* Begin *

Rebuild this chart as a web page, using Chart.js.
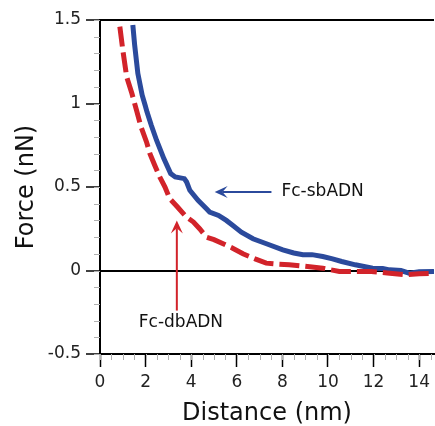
<!DOCTYPE html>
<html>
<head>
<meta charset="utf-8">
<script src="https://cdn.jsdelivr.net/npm/chart.js@4"></script>
<style>
  html, body { margin: 0; padding: 0; background: #fff; }
  #wrap { width: 435px; height: 426px; }
</style>
</head>
<body>
<div id="wrap"><canvas id="forceChart"></canvas></div>
<script>
// curve values (distance in nm, force in nN)
const sbDistance = [1.44, 1.52, 1.66, 1.85, 1.98, 2.06, 2.25, 2.48, 2.8, 3.1, 3.3, 3.7, 3.8, 3.94, 4.3, 4.67, 4.81, 5.2, 5.54, 5.83, 6.2, 6.71, 7.3, 8.02, 8.5, 8.9, 9.3, 9.77, 10.2, 10.6, 11.2, 11.96, 12.4, 12.7, 13.2, 13.56, 14.0, 14.65];
const sbForce = [1.47, 1.35, 1.18, 1.05, 0.99, 0.95, 0.87, 0.78, 0.67, 0.58, 0.56, 0.55, 0.53, 0.48, 0.42, 0.37, 0.35, 0.33, 0.30, 0.27, 0.23, 0.19, 0.16, 0.124, 0.105, 0.094, 0.095, 0.084, 0.07, 0.054, 0.034, 0.014, 0.012, 0.004, 0.0, -0.016, -0.008, -0.006];

const dbDistance = [0.87, 1.0, 1.17, 1.4, 1.6, 1.8, 2.04, 2.19, 2.4, 2.62, 2.85, 3.06, 3.4, 3.79, 4.1, 4.37, 4.67, 5.0, 5.4, 5.8, 6.27, 6.8, 7.29, 7.8, 8.3, 9.0, 9.77, 10.5, 11.2, 11.9, 12.6, 13.4, 14.0, 14.65];
const dbForce = [1.46, 1.32, 1.16, 1.06, 0.96, 0.86, 0.77, 0.70, 0.63, 0.56, 0.50, 0.43, 0.38, 0.32, 0.29, 0.25, 0.20, 0.185, 0.16, 0.135, 0.10, 0.07, 0.044, 0.038, 0.034, 0.025, 0.014, -0.006, -0.006, -0.006, -0.015, -0.026, -0.02, -0.016];

const xTicks = [0, 2, 4, 6, 8, 10, 12, 14];
const yTicks = [-0.5, 0, 0.5, 1, 1.5];

const blue = "#2b4a9c";
const red = "#d2232a";
const fontFamily = "'DejaVu Sans', Verdana, sans-serif";

function toPoints(xs, ys) {
    return xs.map((x, i) => ({ x: x, y: ys[i] }));
}

// minor ticks + arrows + curve labels
const extras = {
    id: "extras",
    afterDraw(chart) {
        const ctx = chart.ctx;
        const xs = chart.scales.x;
        const ys = chart.scales.y;
        const area = chart.chartArea;

        ctx.save();
        ctx.strokeStyle = "#b0b0b0";
        ctx.lineWidth = 1;
        for (let v = -0.5; v <= 1.5001; v += 0.1) {
            const y = Math.round(ys.getPixelForValue(v)) + 0.5;
            ctx.beginPath();
            ctx.moveTo(area.left - 6, y);
            ctx.lineTo(area.left, y);
            ctx.stroke();
        }
        for (let v = 0; v <= xs.max; v += 0.5) {
            const x = Math.round(xs.getPixelForValue(v)) + 0.5;
            ctx.beginPath();
            ctx.moveTo(x, area.bottom);
            ctx.lineTo(x, area.bottom + 6);
            ctx.stroke();
        }

        function arrow(x1, y1, x2, y2, color) {
            const px1 = xs.getPixelForValue(x1), py1 = ys.getPixelForValue(y1);
            const px2 = xs.getPixelForValue(x2), py2 = ys.getPixelForValue(y2);
            const ang = Math.atan2(py2 - py1, px2 - px1);
            const head = 13, half = 6;
            ctx.strokeStyle = color;
            ctx.fillStyle = color;
            ctx.lineWidth = 2;
            ctx.beginPath();
            ctx.moveTo(px1, py1);
            ctx.lineTo(px2 - Math.cos(ang) * head * 0.6, py2 - Math.sin(ang) * head * 0.6);
            ctx.stroke();
            ctx.beginPath();
            ctx.moveTo(px2, py2);
            ctx.lineTo(px2 - Math.cos(ang) * head - Math.sin(ang) * half, py2 - Math.sin(ang) * head + Math.cos(ang) * half);
            ctx.lineTo(px2 - Math.cos(ang) * head * 0.6, py2 - Math.sin(ang) * head * 0.6);
            ctx.lineTo(px2 - Math.cos(ang) * head + Math.sin(ang) * half, py2 - Math.sin(ang) * head - Math.cos(ang) * half);
            ctx.closePath();
            ctx.fill();
        }
        arrow(7.52, 0.47, 5.03, 0.47, blue);
        arrow(3.37, -0.24, 3.37, 0.30, red);

        ctx.fillStyle = "#111";
        ctx.font = "17px " + fontFamily;
        ctx.textBaseline = "middle";
        ctx.textAlign = "left";
        ctx.fillText("Fc-sbADN", xs.getPixelForValue(7.96), ys.getPixelForValue(0.47));
        ctx.textAlign = "center";
        ctx.fillText("Fc-dbADN", xs.getPixelForValue(3.55), ys.getPixelForValue(-0.31));
        ctx.restore();
    }
};

const chart = new Chart(document.getElementById("forceChart").getContext("2d"), {
    type: "line",
    data: {
        datasets: [
            {
                label: "Fc-dbADN",
                data: toPoints(dbDistance, dbForce),
                borderColor: red,
                borderWidth: 5,
                borderDash: [20, 6],
                pointRadius: 0,
                tension: 0,
                fill: false
            },
            {
                label: "Fc-sbADN",
                data: toPoints(sbDistance, sbForce),
                borderColor: blue,
                borderWidth: 5,
                pointRadius: 0,
                tension: 0,
                fill: false
            }
        ]
    },
    options: {
        responsive: true,
        maintainAspectRatio: false,
        animation: false,
        layout: { padding: { top: 20, right: 0, left: 0, bottom: 0 } },
        plugins: {
            legend: { display: false },
            tooltip: { enabled: false }
        },
        scales: {
            x: {
                type: "linear",
                min: 0,
                max: 14.65,
                afterBuildTicks(axis) {
                    axis.ticks = xTicks.map(v => ({ value: v }));
                },
                afterFit(axis) { axis.height = 72; },
                border: { color: "#000", width: 2 },
                grid: {
                    drawOnChartArea: false,
                    tickLength: 13,
                    tickColor: "#000",
                    tickWidth: 1.5
                },
                ticks: {
                    color: "#222",
                    padding: 5,
                    maxRotation: 0,
                    font: { family: fontFamily, size: 17 }
                },
                title: {
                    display: true,
                    text: "Distance (nm)",
                    color: "#111",
                    padding: { top: 0, bottom: 0 },
                    font: { family: fontFamily, size: 24, lineHeight: 1 }
                }
            },
            y: {
                type: "linear",
                min: -0.5,
                max: 1.5,
                afterBuildTicks(axis) {
                    axis.ticks = yTicks.map(v => ({ value: v }));
                },
                afterFit(axis) { axis.width = 100; },
                border: { color: "#000", width: 2 },
                grid: {
                    color: ctx => (ctx.tick && (ctx.tick.value === 0 || ctx.tick.value === 1.5)) ? "#000" : "rgba(0,0,0,0)",
                    lineWidth: 2,
                    tickLength: 14,
                    tickColor: "#000",
                    tickWidth: 1.5
                },
                ticks: {
                    color: "#222",
                    padding: 5,
                    font: { family: fontFamily, size: 17 },
                    callback: v => String(v)
                },
                title: {
                    display: true,
                    text: "Force (nN)",
                    color: "#111",
                    padding: { top: 12, bottom: 0 },
                    font: { family: fontFamily, size: 24 }
                }
            }
        }
    },
    plugins: [extras]
});
</script>
</body>
</html>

* End *

[EXERCISE OBJECTIVE]: Transcribe the listing in full. Omit the pictures and keep every line exact.

[SOLUTION TO THIS EXERCISE]:
Rebuild this chart as a web page, using Chart.js.
<!DOCTYPE html>
<html>
<head>
<meta charset="utf-8">
<script src="https://cdn.jsdelivr.net/npm/chart.js@4"></script>
<style>
  html, body { margin: 0; padding: 0; background: #fff; }
  #wrap { width: 435px; height: 426px; }
</style>
</head>
<body>
<div id="wrap"><canvas id="forceChart"></canvas></div>
<script>
// curve values (distance in nm, force in nN)
const sbDistance = [1.44, 1.52, 1.66, 1.85, 1.98, 2.06, 2.25, 2.48, 2.8, 3.1, 3.3, 3.7, 3.8, 3.94, 4.3, 4.67, 4.81, 5.2, 5.54, 5.83, 6.2, 6.71, 7.3, 8.02, 8.5, 8.9, 9.3, 9.77, 10.2, 10.6, 11.2, 11.96, 12.4, 12.7, 13.2, 13.56, 14.0, 14.65];
const sbForce = [1.47, 1.35, 1.18, 1.05, 0.99, 0.95, 0.87, 0.78, 0.67, 0.58, 0.56, 0.55, 0.53, 0.48, 0.42, 0.37, 0.35, 0.33, 0.30, 0.27, 0.23, 0.19, 0.16, 0.124, 0.105, 0.094, 0.095, 0.084, 0.07, 0.054, 0.034, 0.014, 0.012, 0.004, 0.0, -0.016, -0.008, -0.006];

const dbDistance = [0.87, 1.0, 1.17, 1.4, 1.6, 1.8, 2.04, 2.19, 2.4, 2.62, 2.85, 3.06, 3.4, 3.79, 4.1, 4.37, 4.67, 5.0, 5.4, 5.8, 6.27, 6.8, 7.29, 7.8, 8.3, 9.0, 9.77, 10.5, 11.2, 11.9, 12.6, 13.4, 14.0, 14.65];
const dbForce = [1.46, 1.32, 1.16, 1.06, 0.96, 0.86, 0.77, 0.70, 0.63, 0.56, 0.50, 0.43, 0.38, 0.32, 0.29, 0.25, 0.20, 0.185, 0.16, 0.135, 0.10, 0.07, 0.044, 0.038, 0.034, 0.025, 0.014, -0.006, -0.006, -0.006, -0.015, -0.026, -0.02, -0.016];

const xTicks = [0, 2, 4, 6, 8, 10, 12, 14];
const yTicks = [-0.5, 0, 0.5, 1, 1.5];

const blue = "#2b4a9c";
const red = "#d2232a";
const fontFamily = "'DejaVu Sans', Verdana, sans-serif";

function toPoints(xs, ys) {
    return xs.map((x, i) => ({ x: x, y: ys[i] }));
}

// minor ticks + arrows + curve labels
const extras = {
    id: "extras",
    afterDraw(chart) {
        const ctx = chart.ctx;
        const xs = chart.scales.x;
        const ys = chart.scales.y;
        const area = chart.chartArea;

        ctx.save();
        ctx.strokeStyle = "#b0b0b0";
        ctx.lineWidth = 1;
        for (let v = -0.5; v <= 1.5001; v += 0.1) {
            const y = Math.round(ys.getPixelForValue(v)) + 0.5;
            ctx.beginPath();
            ctx.moveTo(area.left - 6, y);
            ctx.lineTo(area.left, y);
            ctx.stroke();
        }
        for (let v = 0; v <= xs.max; v += 0.5) {
            const x = Math.round(xs.getPixelForValue(v)) + 0.5;
            ctx.beginPath();
            ctx.moveTo(x, area.bottom);
            ctx.lineTo(x, area.bottom + 6);
            ctx.stroke();
        }

        function arrow(x1, y1, x2, y2, color) {
            const px1 = xs.getPixelForValue(x1), py1 = ys.getPixelForValue(y1);
            const px2 = xs.getPixelForValue(x2), py2 = ys.getPixelForValue(y2);
            const ang = Math.atan2(py2 - py1, px2 - px1);
            const head = 13, half = 6;
            ctx.strokeStyle = color;
            ctx.fillStyle = color;
            ctx.lineWidth = 2;
            ctx.beginPath();
            ctx.moveTo(px1, py1);
            ctx.lineTo(px2 - Math.cos(ang) * head * 0.6, py2 - Math.sin(ang) * head * 0.6);
            ctx.stroke();
            ctx.beginPath();
            ctx.moveTo(px2, py2);
            ctx.lineTo(px2 - Math.cos(ang) * head - Math.sin(ang) * half, py2 - Math.sin(ang) * head + Math.cos(ang) * half);
            ctx.lineTo(px2 - Math.cos(ang) * head * 0.6, py2 - Math.sin(ang) * head * 0.6);
            ctx.lineTo(px2 - Math.cos(ang) * head + Math.sin(ang) * half, py2 - Math.sin(ang) * head - Math.cos(ang) * half);
            ctx.closePath();
            ctx.fill();
        }
        arrow(7.52, 0.47, 5.03, 0.47, blue);
        arrow(3.37, -0.24, 3.37, 0.30, red);

        ctx.fillStyle = "#111";
        ctx.font = "17px " + fontFamily;
        ctx.textBaseline = "middle";
        ctx.textAlign = "left";
        ctx.fillText("Fc-sbADN", xs.getPixelForValue(7.96), ys.getPixelForValue(0.47));
        ctx.textAlign = "center";
        ctx.fillText("Fc-dbADN", xs.getPixelForValue(3.55), ys.getPixelForValue(-0.31));
        ctx.restore();
    }
};

const chart = new Chart(document.getElementById("forceChart").getContext("2d"), {
    type: "line",
    data: {
        datasets: [
            {
                label: "Fc-dbADN",
                data: toPoints(dbDistance, dbForce),
                borderColor: red,
                borderWidth: 5,
                borderDash: [20, 6],
                pointRadius: 0,
                tension: 0,
                fill: false
            },
            {
                label: "Fc-sbADN",
                data: toPoints(sbDistance, sbForce),
                borderColor: blue,
                borderWidth: 5,
                pointRadius: 0,
                tension: 0,
                fill: false
            }
        ]
    },
    options: {
        responsive: true,
        maintainAspectRatio: false,
        animation: false,
        layout: { padding: { top: 20, right: 0, left: 0, bottom: 0 } },
        plugins: {
            legend: { display: false },
            tooltip: { enabled: false }
        },
        scales: {
            x: {
                type: "linear",
                min: 0,
                max: 14.65,
                afterBuildTicks(axis) {
                    axis.ticks = xTicks.map(v => ({ value: v }));
                },
                afterFit(axis) { axis.height = 72; },
                border: { color: "#000", width: 2 },
                grid: {
                    drawOnChartArea: false,
                    tickLength: 13,
                    tickColor: "#000",
                    tickWidth: 1.5
                },
                ticks: {
                    color: "#222",
                    padding: 5,
                    maxRotation: 0,
                    font: { family: fontFamily, size: 17 }
                },
                title: {
                    display: true,
                    text: "Distance (nm)",
                    color: "#111",
                    padding: { top: 0, bottom: 0 },
                    font: { family: fontFamily, size: 24, lineHeight: 1 }
                }
            },
            y: {
                type: "linear",
                min: -0.5,
                max: 1.5,
                afterBuildTicks(axis) {
                    axis.ticks = yTicks.map(v => ({ value: v }));
                },
                afterFit(axis) { axis.width = 100; },
                border: { color: "#000", width: 2 },
                grid: {
                    color: ctx => (ctx.tick && (ctx.tick.value === 0 || ctx.tick.value === 1.5)) ? "#000" : "rgba(0,0,0,0)",
                    lineWidth: 2,
                    tickLength: 14,
                    tickColor: "#000",
                    tickWidth: 1.5
                },
                ticks: {
                    color: "#222",
                    padding: 5,
                    font: { family: fontFamily, size: 17 },
                    callback: v => String(v)
                },
                title: {
                    display: true,
                    text: "Force (nN)",
                    color: "#111",
                    padding: { top: 12, bottom: 0 },
                    font: { family: fontFamily, size: 24 }
                }
            }
        }
    },
    plugins: [extras]
});
</script>
</body>
</html>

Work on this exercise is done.